Axis #1 is hardest. What if one is generally impressed by individual capacities, but also deferential to authority?
Take Pnin and me. While I'm prepared for the possibility that he might vociferously disagree with me, I would say that he is much less impressed than I am by individual capacities, but also far less deferential to authority. It's manifested itself to some degree in our professional lives. Most of my scattered professional endevaors to date have involved sticking up for plucky little guys against the system -- Up with hairbraiders and non-licensed tour guides! Down with racial and gender preferences; their intended beneficiaries can make it on their own, thanks! Much of his scholarship, on the other hand, involves voter ignorance -- an endeavor that necessarily involves taking a dim view of individual capacities.

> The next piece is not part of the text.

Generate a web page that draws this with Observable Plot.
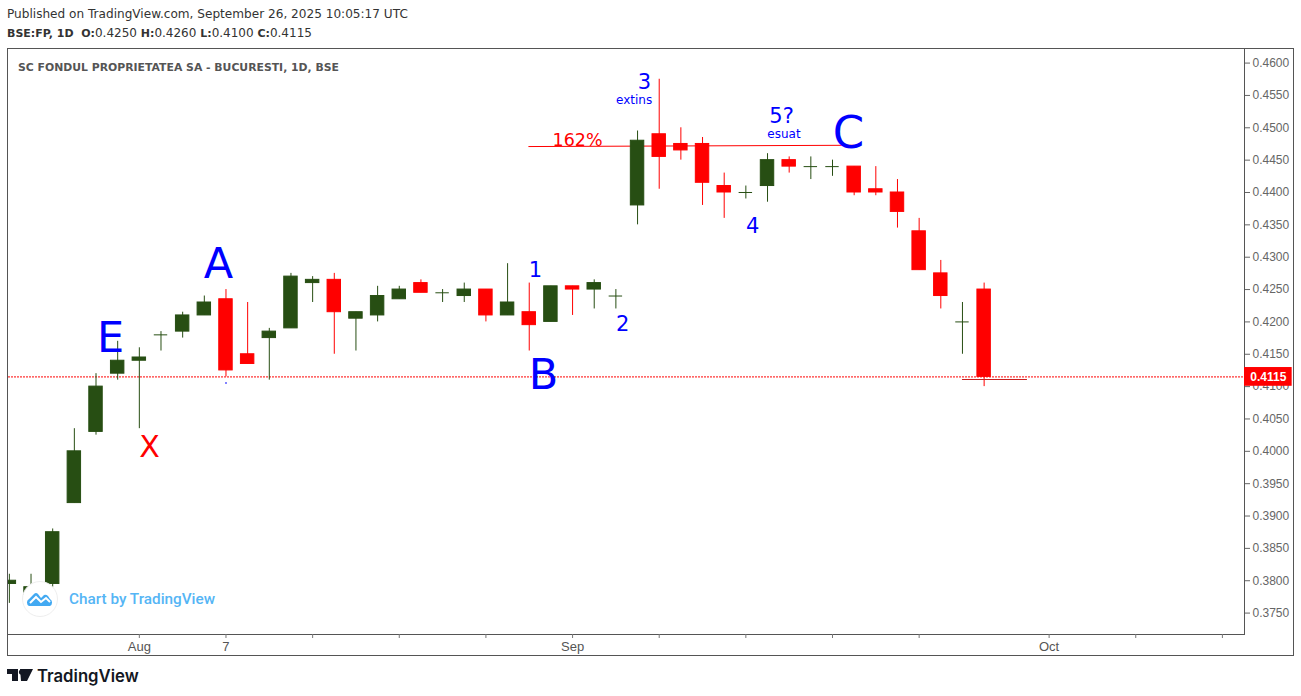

This difference also manifests itself in our daily lives sometimes. I imbibed some kind of red state can-do optimism in childhood that I have a hard time shaking. Of course I can learn how to bake rhubarb pie this weekend! Or do yoga! Or look fashionable! Or, possibly, Japanese or German or Russian (or all three at once!) Only physical collapse is an excuse not to keep going with new projects. Pnin, on the other hand, has a much more focused conception of his abilities and interests. He wants to be a good scholar, a kind person to his family, and pursue a few selected hobbies (like following sports statistics and science fiction.) Outside those selected realms of expertise, he's much more deferential to those he recognizes as experts; I, on the other hand, am more likely to try to compensate for lack of real knowledge with frantic Google searches and crash courses consisting of a few books. I've seen it also when we talk about the nature/nurture debate. We've seen much of the same social science. Yet at some gut level, he seems to find nature explanations, with all their limited capacity explanations, infinitely more interesting than I do.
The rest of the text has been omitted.